Task prompt → Starting with the first line of the listing, quote each line exactly until and including the one with "sweep10, sweep11, sweep12];", leaving pictures out.
%%
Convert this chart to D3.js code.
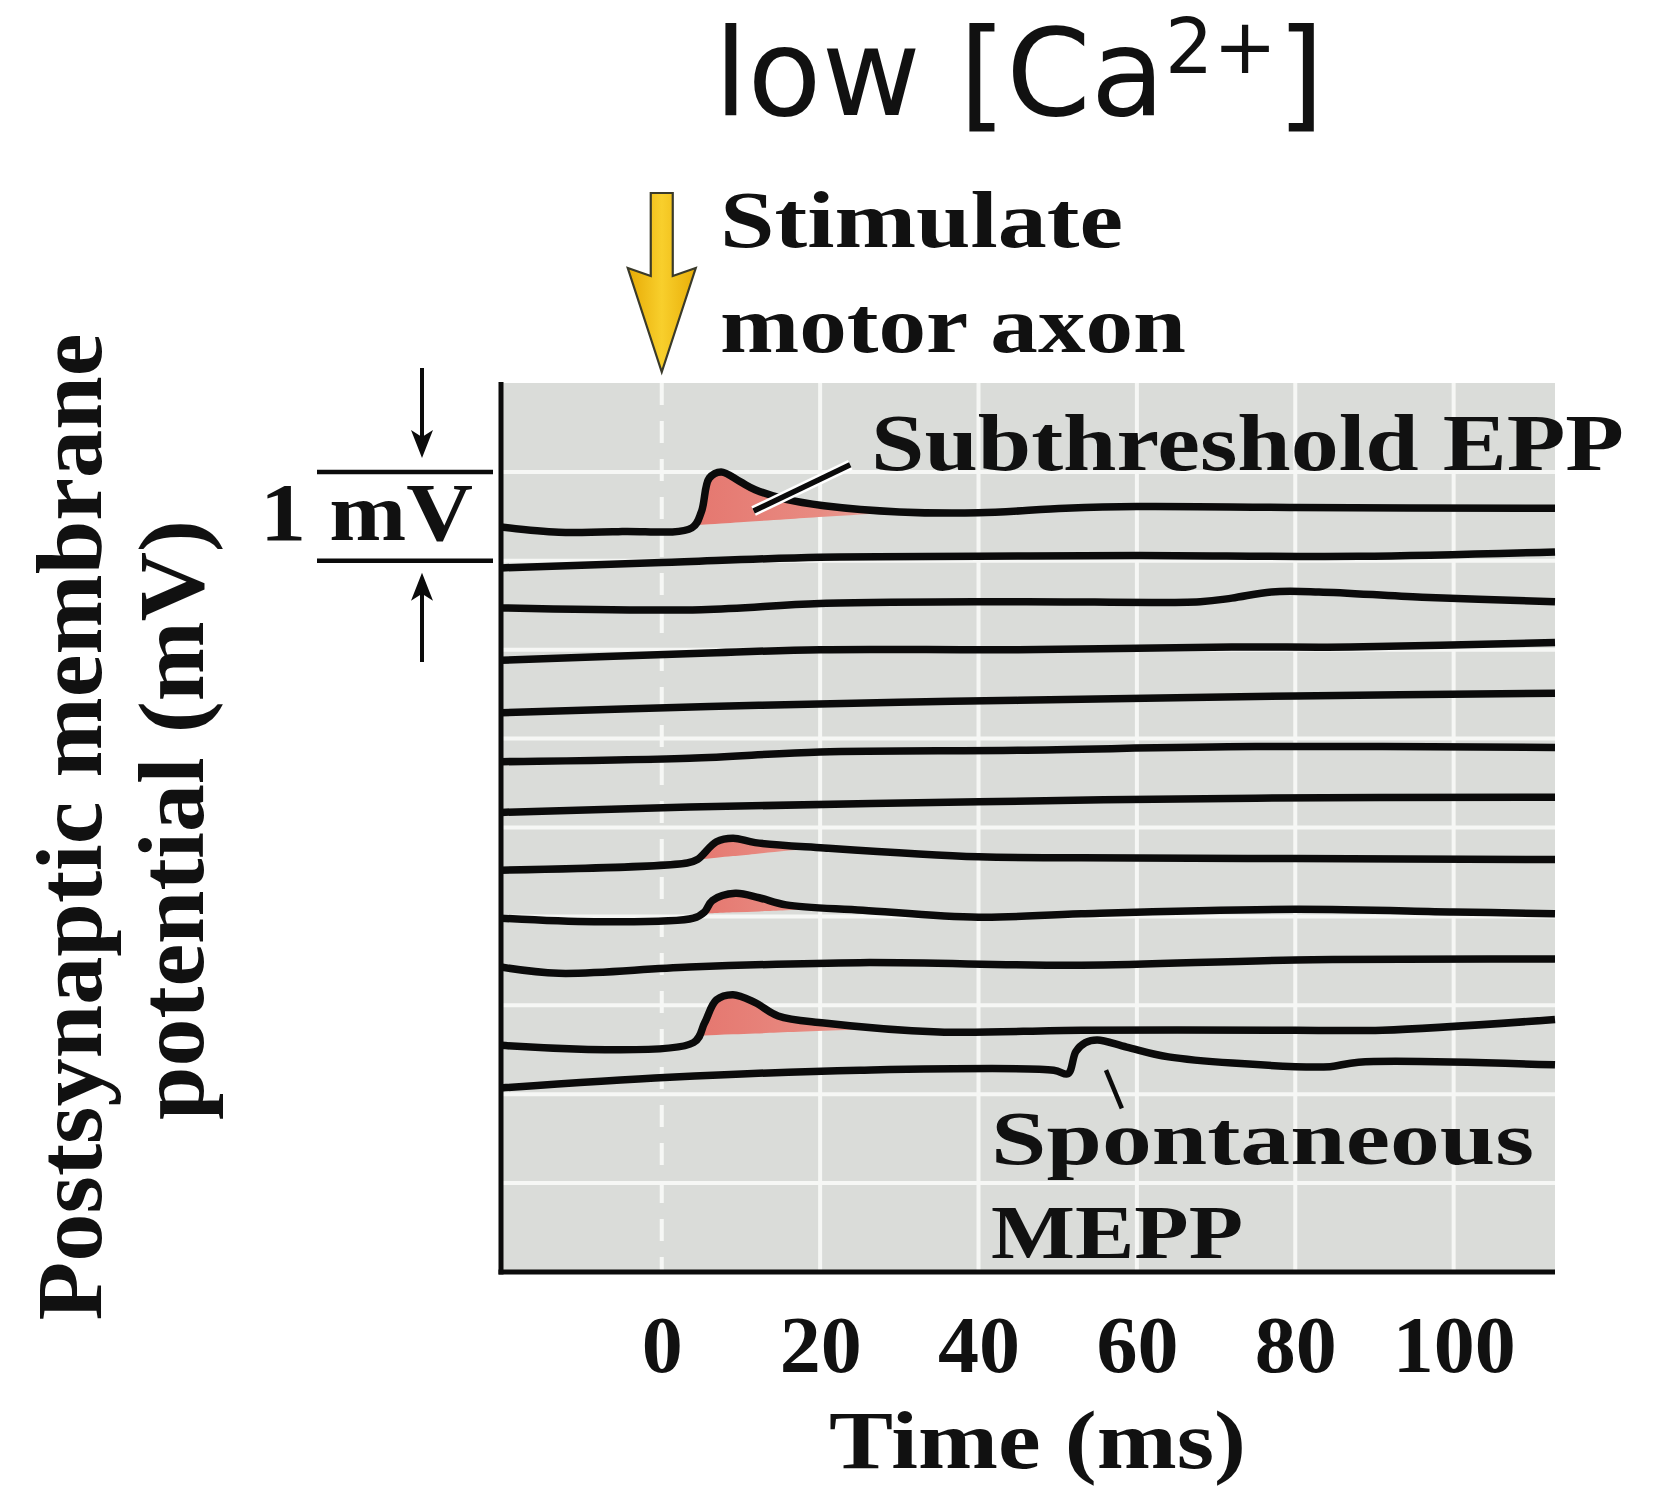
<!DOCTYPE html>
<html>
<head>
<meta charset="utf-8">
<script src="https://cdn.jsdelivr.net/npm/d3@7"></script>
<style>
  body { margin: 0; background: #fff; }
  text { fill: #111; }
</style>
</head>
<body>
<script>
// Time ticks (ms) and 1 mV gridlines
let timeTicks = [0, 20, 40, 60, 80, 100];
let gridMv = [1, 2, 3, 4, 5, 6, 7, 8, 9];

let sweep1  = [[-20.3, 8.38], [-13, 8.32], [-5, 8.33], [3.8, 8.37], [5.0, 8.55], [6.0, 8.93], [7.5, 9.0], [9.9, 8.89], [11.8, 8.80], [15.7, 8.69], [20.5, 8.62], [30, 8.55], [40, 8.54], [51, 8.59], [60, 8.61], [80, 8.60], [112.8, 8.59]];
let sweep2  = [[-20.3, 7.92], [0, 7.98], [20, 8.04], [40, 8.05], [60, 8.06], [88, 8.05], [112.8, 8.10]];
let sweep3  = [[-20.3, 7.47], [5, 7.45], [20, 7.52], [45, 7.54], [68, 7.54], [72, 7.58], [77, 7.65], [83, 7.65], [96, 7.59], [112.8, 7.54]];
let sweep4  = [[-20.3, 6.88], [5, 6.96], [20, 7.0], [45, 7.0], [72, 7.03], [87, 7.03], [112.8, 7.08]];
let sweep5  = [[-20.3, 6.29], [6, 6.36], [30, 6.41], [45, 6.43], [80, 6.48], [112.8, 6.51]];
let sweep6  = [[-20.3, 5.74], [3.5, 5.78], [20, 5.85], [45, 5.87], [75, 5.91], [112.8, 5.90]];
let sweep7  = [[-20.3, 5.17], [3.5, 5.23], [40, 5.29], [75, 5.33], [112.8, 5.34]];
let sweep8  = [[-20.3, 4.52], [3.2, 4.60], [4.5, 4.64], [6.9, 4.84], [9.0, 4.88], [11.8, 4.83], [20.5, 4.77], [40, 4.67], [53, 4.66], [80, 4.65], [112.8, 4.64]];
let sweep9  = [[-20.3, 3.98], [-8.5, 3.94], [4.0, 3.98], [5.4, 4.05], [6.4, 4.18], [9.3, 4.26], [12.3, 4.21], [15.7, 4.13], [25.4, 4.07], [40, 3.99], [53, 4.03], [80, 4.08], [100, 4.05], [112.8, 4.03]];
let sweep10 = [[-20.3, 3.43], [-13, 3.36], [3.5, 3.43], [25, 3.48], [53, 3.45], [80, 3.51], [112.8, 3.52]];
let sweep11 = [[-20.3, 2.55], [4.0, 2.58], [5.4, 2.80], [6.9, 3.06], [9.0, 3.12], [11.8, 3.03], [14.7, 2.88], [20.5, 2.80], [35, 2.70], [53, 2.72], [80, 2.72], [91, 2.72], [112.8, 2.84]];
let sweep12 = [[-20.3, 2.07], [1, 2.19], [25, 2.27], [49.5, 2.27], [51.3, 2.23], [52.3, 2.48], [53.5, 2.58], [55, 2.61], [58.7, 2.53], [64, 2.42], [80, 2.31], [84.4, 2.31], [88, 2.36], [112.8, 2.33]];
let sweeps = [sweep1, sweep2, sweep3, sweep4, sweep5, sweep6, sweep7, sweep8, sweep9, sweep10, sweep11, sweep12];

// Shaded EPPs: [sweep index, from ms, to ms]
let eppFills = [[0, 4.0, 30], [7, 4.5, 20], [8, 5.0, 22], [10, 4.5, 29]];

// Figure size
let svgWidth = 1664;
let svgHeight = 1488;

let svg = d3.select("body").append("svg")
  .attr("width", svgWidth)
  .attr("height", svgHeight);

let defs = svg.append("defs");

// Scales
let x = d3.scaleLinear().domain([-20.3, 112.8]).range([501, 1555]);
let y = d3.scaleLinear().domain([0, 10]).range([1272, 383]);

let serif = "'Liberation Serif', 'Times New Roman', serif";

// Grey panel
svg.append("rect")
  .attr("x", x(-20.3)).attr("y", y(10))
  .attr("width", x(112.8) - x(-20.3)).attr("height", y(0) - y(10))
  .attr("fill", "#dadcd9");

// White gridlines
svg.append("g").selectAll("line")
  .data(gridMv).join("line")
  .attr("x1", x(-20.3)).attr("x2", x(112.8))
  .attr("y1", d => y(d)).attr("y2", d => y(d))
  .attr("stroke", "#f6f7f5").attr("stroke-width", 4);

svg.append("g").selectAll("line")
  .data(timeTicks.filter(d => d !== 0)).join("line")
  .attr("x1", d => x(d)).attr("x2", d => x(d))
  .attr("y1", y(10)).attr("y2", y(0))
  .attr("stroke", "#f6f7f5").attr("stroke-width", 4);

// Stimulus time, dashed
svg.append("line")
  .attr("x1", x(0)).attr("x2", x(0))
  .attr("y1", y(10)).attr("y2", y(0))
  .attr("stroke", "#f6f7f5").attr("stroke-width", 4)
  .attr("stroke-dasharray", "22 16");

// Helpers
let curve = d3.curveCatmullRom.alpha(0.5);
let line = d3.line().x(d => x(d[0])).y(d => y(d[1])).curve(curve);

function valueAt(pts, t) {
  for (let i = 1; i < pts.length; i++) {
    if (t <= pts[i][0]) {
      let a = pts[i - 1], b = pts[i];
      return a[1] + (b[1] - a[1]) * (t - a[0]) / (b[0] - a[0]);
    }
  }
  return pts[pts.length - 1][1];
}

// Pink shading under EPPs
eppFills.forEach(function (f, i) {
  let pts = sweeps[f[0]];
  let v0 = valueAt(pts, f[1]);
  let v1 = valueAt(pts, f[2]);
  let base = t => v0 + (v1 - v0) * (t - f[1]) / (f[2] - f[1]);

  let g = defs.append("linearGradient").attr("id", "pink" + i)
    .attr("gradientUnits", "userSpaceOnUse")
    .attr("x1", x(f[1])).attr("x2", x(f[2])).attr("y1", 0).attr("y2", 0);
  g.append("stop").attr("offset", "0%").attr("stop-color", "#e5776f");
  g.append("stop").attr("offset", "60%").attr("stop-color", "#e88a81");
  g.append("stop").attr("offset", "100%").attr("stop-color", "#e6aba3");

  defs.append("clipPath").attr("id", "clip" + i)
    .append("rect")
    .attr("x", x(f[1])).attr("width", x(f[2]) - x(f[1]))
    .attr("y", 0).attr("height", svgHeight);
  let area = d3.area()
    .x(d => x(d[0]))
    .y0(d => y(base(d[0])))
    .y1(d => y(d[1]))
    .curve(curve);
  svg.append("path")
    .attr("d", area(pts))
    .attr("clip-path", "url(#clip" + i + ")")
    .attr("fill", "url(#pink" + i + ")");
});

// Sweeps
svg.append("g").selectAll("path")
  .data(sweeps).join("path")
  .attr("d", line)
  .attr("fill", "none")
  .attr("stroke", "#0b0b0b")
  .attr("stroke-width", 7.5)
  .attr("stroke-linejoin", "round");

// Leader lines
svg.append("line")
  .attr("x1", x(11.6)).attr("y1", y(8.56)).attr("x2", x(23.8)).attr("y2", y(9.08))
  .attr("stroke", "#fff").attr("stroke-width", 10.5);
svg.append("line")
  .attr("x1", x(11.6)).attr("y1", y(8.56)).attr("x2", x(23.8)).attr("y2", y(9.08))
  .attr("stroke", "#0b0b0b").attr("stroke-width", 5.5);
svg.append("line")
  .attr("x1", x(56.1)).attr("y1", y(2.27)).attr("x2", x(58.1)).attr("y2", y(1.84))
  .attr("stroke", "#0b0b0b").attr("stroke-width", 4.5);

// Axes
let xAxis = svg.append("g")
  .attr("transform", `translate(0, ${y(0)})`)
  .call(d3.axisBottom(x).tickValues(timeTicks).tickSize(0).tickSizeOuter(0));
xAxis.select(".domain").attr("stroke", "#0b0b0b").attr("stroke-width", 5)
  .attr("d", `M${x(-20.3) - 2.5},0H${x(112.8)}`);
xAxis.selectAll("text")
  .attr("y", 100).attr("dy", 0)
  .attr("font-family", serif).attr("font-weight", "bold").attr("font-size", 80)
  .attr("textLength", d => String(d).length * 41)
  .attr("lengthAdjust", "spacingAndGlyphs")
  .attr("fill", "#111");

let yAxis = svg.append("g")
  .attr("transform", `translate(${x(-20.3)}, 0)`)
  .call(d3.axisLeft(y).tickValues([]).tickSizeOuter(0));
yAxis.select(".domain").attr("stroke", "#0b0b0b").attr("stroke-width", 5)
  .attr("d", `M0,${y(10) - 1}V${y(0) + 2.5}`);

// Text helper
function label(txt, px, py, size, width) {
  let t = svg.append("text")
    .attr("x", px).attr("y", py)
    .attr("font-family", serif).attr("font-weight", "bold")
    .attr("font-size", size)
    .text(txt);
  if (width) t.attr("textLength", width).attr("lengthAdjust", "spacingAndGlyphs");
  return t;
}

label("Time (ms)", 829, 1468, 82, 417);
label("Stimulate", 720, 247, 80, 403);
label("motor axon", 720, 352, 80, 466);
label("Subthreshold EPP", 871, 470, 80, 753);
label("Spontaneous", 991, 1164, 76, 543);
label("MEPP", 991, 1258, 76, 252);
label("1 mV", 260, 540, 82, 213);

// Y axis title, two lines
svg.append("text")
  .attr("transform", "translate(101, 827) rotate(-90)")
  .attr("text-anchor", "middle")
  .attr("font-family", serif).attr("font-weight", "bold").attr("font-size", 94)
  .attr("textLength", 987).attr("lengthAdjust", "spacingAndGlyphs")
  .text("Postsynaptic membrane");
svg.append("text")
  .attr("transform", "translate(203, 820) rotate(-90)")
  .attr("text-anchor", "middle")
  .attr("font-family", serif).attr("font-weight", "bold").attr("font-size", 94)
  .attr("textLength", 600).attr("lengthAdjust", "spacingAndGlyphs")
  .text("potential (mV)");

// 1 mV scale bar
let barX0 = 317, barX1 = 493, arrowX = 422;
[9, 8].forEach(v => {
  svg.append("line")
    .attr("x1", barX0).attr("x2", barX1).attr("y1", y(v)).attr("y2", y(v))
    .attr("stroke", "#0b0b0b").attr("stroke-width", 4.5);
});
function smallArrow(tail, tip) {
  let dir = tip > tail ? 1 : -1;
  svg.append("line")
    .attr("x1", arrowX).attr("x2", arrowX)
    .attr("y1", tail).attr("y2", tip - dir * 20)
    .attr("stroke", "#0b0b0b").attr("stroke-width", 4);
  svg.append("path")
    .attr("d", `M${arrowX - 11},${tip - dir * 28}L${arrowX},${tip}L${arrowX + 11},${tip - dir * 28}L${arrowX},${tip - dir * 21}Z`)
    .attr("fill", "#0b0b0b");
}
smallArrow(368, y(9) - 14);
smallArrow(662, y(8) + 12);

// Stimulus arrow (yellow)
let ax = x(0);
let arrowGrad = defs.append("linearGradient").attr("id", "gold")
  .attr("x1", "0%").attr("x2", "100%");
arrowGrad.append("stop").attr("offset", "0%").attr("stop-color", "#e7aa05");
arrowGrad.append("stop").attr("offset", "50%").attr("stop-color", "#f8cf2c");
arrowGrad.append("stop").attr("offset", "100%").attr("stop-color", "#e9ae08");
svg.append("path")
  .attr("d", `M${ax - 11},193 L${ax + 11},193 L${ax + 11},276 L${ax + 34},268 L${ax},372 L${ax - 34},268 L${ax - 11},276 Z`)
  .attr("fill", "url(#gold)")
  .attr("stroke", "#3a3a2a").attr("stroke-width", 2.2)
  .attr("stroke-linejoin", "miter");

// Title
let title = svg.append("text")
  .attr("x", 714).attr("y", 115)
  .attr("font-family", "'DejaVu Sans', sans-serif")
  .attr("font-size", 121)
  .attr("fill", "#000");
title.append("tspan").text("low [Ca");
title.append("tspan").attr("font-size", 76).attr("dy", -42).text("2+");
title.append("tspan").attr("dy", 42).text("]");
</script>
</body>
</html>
%%
Answer to the task →
Convert this chart to D3.js code.
<!DOCTYPE html>
<html>
<head>
<meta charset="utf-8">
<script src="https://cdn.jsdelivr.net/npm/d3@7"></script>
<style>
  body { margin: 0; background: #fff; }
  text { fill: #111; }
</style>
</head>
<body>
<script>
// Time ticks (ms) and 1 mV gridlines
let timeTicks = [0, 20, 40, 60, 80, 100];
let gridMv = [1, 2, 3, 4, 5, 6, 7, 8, 9];

let sweep1  = [[-20.3, 8.38], [-13, 8.32], [-5, 8.33], [3.8, 8.37], [5.0, 8.55], [6.0, 8.93], [7.5, 9.0], [9.9, 8.89], [11.8, 8.80], [15.7, 8.69], [20.5, 8.62], [30, 8.55], [40, 8.54], [51, 8.59], [60, 8.61], [80, 8.60], [112.8, 8.59]];
let sweep2  = [[-20.3, 7.92], [0, 7.98], [20, 8.04], [40, 8.05], [60, 8.06], [88, 8.05], [112.8, 8.10]];
let sweep3  = [[-20.3, 7.47], [5, 7.45], [20, 7.52], [45, 7.54], [68, 7.54], [72, 7.58], [77, 7.65], [83, 7.65], [96, 7.59], [112.8, 7.54]];
let sweep4  = [[-20.3, 6.88], [5, 6.96], [20, 7.0], [45, 7.0], [72, 7.03], [87, 7.03], [112.8, 7.08]];
let sweep5  = [[-20.3, 6.29], [6, 6.36], [30, 6.41], [45, 6.43], [80, 6.48], [112.8, 6.51]];
let sweep6  = [[-20.3, 5.74], [3.5, 5.78], [20, 5.85], [45, 5.87], [75, 5.91], [112.8, 5.90]];
let sweep7  = [[-20.3, 5.17], [3.5, 5.23], [40, 5.29], [75, 5.33], [112.8, 5.34]];
let sweep8  = [[-20.3, 4.52], [3.2, 4.60], [4.5, 4.64], [6.9, 4.84], [9.0, 4.88], [11.8, 4.83], [20.5, 4.77], [40, 4.67], [53, 4.66], [80, 4.65], [112.8, 4.64]];
let sweep9  = [[-20.3, 3.98], [-8.5, 3.94], [4.0, 3.98], [5.4, 4.05], [6.4, 4.18], [9.3, 4.26], [12.3, 4.21], [15.7, 4.13], [25.4, 4.07], [40, 3.99], [53, 4.03], [80, 4.08], [100, 4.05], [112.8, 4.03]];
let sweep10 = [[-20.3, 3.43], [-13, 3.36], [3.5, 3.43], [25, 3.48], [53, 3.45], [80, 3.51], [112.8, 3.52]];
let sweep11 = [[-20.3, 2.55], [4.0, 2.58], [5.4, 2.80], [6.9, 3.06], [9.0, 3.12], [11.8, 3.03], [14.7, 2.88], [20.5, 2.80], [35, 2.70], [53, 2.72], [80, 2.72], [91, 2.72], [112.8, 2.84]];
let sweep12 = [[-20.3, 2.07], [1, 2.19], [25, 2.27], [49.5, 2.27], [51.3, 2.23], [52.3, 2.48], [53.5, 2.58], [55, 2.61], [58.7, 2.53], [64, 2.42], [80, 2.31], [84.4, 2.31], [88, 2.36], [112.8, 2.33]];
let sweeps = [sweep1, sweep2, sweep3, sweep4, sweep5, sweep6, sweep7, sweep8, sweep9, sweep10, sweep11, sweep12];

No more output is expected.